WRITTEN INSTRUCTION
Leave out the pictures and repeat the data exactly.

AVAILABLE DATA
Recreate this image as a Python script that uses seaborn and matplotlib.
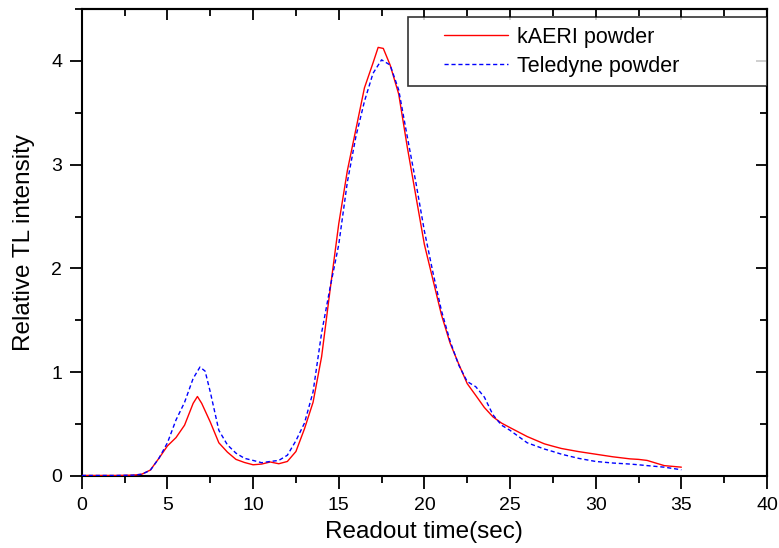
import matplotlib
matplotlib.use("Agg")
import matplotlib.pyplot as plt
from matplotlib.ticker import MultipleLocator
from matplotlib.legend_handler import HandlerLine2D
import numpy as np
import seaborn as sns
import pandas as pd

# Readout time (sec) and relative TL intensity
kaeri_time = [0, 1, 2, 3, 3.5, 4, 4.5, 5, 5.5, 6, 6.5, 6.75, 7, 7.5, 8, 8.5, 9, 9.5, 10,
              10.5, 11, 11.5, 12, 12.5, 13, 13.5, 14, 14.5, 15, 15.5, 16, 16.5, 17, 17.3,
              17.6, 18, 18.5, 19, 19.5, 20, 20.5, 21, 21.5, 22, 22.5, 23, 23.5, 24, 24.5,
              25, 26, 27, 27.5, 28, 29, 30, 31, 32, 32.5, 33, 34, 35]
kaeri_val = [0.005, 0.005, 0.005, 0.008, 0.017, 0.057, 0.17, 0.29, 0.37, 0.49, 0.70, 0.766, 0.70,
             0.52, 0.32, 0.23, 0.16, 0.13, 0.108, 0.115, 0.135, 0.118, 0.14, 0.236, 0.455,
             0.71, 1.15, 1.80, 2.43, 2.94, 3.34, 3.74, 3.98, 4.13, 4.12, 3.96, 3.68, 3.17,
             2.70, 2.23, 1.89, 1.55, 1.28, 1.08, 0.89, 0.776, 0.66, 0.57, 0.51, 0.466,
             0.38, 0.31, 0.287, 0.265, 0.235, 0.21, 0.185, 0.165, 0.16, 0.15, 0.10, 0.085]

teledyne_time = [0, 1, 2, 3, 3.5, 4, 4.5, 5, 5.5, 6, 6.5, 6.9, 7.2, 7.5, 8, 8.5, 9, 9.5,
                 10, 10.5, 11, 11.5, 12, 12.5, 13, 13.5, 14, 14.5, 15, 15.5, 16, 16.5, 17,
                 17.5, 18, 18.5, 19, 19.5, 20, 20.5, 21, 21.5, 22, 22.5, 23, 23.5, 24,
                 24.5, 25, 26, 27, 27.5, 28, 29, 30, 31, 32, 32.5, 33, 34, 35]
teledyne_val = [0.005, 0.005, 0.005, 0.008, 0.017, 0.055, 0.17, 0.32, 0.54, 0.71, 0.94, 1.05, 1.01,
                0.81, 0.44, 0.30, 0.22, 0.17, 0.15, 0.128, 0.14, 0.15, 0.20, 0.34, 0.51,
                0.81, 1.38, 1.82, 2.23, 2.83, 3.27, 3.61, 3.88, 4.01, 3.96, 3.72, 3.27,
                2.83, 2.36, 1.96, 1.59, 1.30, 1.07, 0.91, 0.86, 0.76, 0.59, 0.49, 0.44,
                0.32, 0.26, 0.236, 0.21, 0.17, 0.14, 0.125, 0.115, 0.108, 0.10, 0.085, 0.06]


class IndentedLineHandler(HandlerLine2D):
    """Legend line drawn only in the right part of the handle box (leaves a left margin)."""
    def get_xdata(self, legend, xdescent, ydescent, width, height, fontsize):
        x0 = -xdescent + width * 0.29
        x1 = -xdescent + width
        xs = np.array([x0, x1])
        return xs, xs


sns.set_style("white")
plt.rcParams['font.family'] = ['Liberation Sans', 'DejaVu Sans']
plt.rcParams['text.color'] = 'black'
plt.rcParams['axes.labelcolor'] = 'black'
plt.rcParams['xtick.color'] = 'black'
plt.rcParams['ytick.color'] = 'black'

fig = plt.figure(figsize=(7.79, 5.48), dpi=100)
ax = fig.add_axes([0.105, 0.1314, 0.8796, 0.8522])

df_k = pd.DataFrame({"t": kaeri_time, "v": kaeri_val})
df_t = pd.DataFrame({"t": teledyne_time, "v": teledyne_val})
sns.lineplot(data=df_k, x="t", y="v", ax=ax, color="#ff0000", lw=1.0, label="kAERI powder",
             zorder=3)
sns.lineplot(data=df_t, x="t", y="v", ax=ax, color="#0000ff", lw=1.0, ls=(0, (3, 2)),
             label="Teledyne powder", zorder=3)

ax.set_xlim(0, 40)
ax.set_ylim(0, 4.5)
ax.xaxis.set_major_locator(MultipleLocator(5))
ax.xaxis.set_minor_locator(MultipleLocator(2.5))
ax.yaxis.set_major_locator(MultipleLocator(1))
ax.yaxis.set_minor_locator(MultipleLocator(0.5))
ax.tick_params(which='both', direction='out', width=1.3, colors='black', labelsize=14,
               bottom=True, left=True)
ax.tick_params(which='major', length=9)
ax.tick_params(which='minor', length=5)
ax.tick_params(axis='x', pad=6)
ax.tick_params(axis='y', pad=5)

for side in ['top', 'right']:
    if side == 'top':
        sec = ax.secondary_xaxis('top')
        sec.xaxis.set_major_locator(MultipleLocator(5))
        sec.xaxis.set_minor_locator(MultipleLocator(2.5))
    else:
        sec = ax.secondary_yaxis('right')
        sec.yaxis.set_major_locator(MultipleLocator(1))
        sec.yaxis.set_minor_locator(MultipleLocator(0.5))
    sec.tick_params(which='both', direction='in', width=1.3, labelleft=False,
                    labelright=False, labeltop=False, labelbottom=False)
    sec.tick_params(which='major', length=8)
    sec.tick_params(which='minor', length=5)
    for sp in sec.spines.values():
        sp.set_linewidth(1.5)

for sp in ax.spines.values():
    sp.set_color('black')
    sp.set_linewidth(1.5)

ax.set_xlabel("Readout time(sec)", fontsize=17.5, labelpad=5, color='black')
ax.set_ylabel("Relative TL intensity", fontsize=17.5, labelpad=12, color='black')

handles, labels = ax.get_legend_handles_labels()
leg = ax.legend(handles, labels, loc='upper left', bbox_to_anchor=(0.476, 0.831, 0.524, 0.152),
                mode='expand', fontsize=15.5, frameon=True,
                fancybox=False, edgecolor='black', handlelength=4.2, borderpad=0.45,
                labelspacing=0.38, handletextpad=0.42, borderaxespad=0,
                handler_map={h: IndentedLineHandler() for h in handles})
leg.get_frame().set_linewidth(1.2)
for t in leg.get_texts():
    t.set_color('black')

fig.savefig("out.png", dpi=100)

PROBLEM SOLUTION
Recreate this image as a Python script that uses seaborn and matplotlib.
import matplotlib
matplotlib.use("Agg")
import matplotlib.pyplot as plt
from matplotlib.ticker import MultipleLocator
from matplotlib.legend_handler import HandlerLine2D
import numpy as np
import seaborn as sns
import pandas as pd

# Readout time (sec) and relative TL intensity
kaeri_time = [0, 1, 2, 3, 3.5, 4, 4.5, 5, 5.5, 6, 6.5, 6.75, 7, 7.5, 8, 8.5, 9, 9.5, 10,
              10.5, 11, 11.5, 12, 12.5, 13, 13.5, 14, 14.5, 15, 15.5, 16, 16.5, 17, 17.3,
              17.6, 18, 18.5, 19, 19.5, 20, 20.5, 21, 21.5, 22, 22.5, 23, 23.5, 24, 24.5,
              25, 26, 27, 27.5, 28, 29, 30, 31, 32, 32.5, 33, 34, 35]
kaeri_val = [0.005, 0.005, 0.005, 0.008, 0.017, 0.057, 0.17, 0.29, 0.37, 0.49, 0.70, 0.766, 0.70,
             0.52, 0.32, 0.23, 0.16, 0.13, 0.108, 0.115, 0.135, 0.118, 0.14, 0.236, 0.455,
             0.71, 1.15, 1.80, 2.43, 2.94, 3.34, 3.74, 3.98, 4.13, 4.12, 3.96, 3.68, 3.17,
             2.70, 2.23, 1.89, 1.55, 1.28, 1.08, 0.89, 0.776, 0.66, 0.57, 0.51, 0.466,
             0.38, 0.31, 0.287, 0.265, 0.235, 0.21, 0.185, 0.165, 0.16, 0.15, 0.10, 0.085]

teledyne_time = [0, 1, 2, 3, 3.5, 4, 4.5, 5, 5.5, 6, 6.5, 6.9, 7.2, 7.5, 8, 8.5, 9, 9.5,
                 10, 10.5, 11, 11.5, 12, 12.5, 13, 13.5, 14, 14.5, 15, 15.5, 16, 16.5, 17,
                 17.5, 18, 18.5, 19, 19.5, 20, 20.5, 21, 21.5, 22, 22.5, 23, 23.5, 24,
                 24.5, 25, 26, 27, 27.5, 28, 29, 30, 31, 32, 32.5, 33, 34, 35]
teledyne_val = [0.005, 0.005, 0.005, 0.008, 0.017, 0.055, 0.17, 0.32, 0.54, 0.71, 0.94, 1.05, 1.01,
                0.81, 0.44, 0.30, 0.22, 0.17, 0.15, 0.128, 0.14, 0.15, 0.20, 0.34, 0.51,
                0.81, 1.38, 1.82, 2.23, 2.83, 3.27, 3.61, 3.88, 4.01, 3.96, 3.72, 3.27,
                2.83, 2.36, 1.96, 1.59, 1.30, 1.07, 0.91, 0.86, 0.76, 0.59, 0.49, 0.44,
                0.32, 0.26, 0.236, 0.21, 0.17, 0.14, 0.125, 0.115, 0.108, 0.10, 0.085, 0.06]


class IndentedLineHandler(HandlerLine2D):
    """Legend line drawn only in the right part of the handle box (leaves a left margin)."""
    def get_xdata(self, legend, xdescent, ydescent, width, height, fontsize):
        x0 = -xdescent + width * 0.29
        x1 = -xdescent + width
        xs = np.array([x0, x1])
        return xs, xs


sns.set_style("white")
plt.rcParams['font.family'] = ['Liberation Sans', 'DejaVu Sans']
plt.rcParams['text.color'] = 'black'
plt.rcParams['axes.labelcolor'] = 'black'
plt.rcParams['xtick.color'] = 'black'
plt.rcParams['ytick.color'] = 'black'

fig = plt.figure(figsize=(7.79, 5.48), dpi=100)
ax = fig.add_axes([0.105, 0.1314, 0.8796, 0.8522])

df_k = pd.DataFrame({"t": kaeri_time, "v": kaeri_val})
df_t = pd.DataFrame({"t": teledyne_time, "v": teledyne_val})
sns.lineplot(data=df_k, x="t", y="v", ax=ax, color="#ff0000", lw=1.0, label="kAERI powder",
             zorder=3)
sns.lineplot(data=df_t, x="t", y="v", ax=ax, color="#0000ff", lw=1.0, ls=(0, (3, 2)),
             label="Teledyne powder", zorder=3)

ax.set_xlim(0, 40)
ax.set_ylim(0, 4.5)
ax.xaxis.set_major_locator(MultipleLocator(5))
ax.xaxis.set_minor_locator(MultipleLocator(2.5))
ax.yaxis.set_major_locator(MultipleLocator(1))
ax.yaxis.set_minor_locator(MultipleLocator(0.5))
ax.tick_params(which='both', direction='out', width=1.3, colors='black', labelsize=14,
               bottom=True, left=True)
ax.tick_params(which='major', length=9)
ax.tick_params(which='minor', length=5)
ax.tick_params(axis='x', pad=6)
ax.tick_params(axis='y', pad=5)

for side in ['top', 'right']:
    if side == 'top':
        sec = ax.secondary_xaxis('top')
        sec.xaxis.set_major_locator(MultipleLocator(5))
        sec.xaxis.set_minor_locator(MultipleLocator(2.5))
    else:
        sec = ax.secondary_yaxis('right')
        sec.yaxis.set_major_locator(MultipleLocator(1))
        sec.yaxis.set_minor_locator(MultipleLocator(0.5))
    sec.tick_params(which='both', direction='in', width=1.3, labelleft=False,
                    labelright=False, labeltop=False, labelbottom=False)
    sec.tick_params(which='major', length=8)
    sec.tick_params(which='minor', length=5)
    for sp in sec.spines.values():
        sp.set_linewidth(1.5)

for sp in ax.spines.values():
    sp.set_color('black')
    sp.set_linewidth(1.5)

ax.set_xlabel("Readout time(sec)", fontsize=17.5, labelpad=5, color='black')
ax.set_ylabel("Relative TL intensity", fontsize=17.5, labelpad=12, color='black')

handles, labels = ax.get_legend_handles_labels()
leg = ax.legend(handles, labels, loc='upper left', bbox_to_anchor=(0.476, 0.831, 0.524, 0.152),
                mode='expand', fontsize=15.5, frameon=True,
                fancybox=False, edgecolor='black', handlelength=4.2, borderpad=0.45,
                labelspacing=0.38, handletextpad=0.42, borderaxespad=0,
                handler_map={h: IndentedLineHandler() for h in handles})
leg.get_frame().set_linewidth(1.2)
for t in leg.get_texts():
    t.set_color('black')

fig.savefig("out.png", dpi=100)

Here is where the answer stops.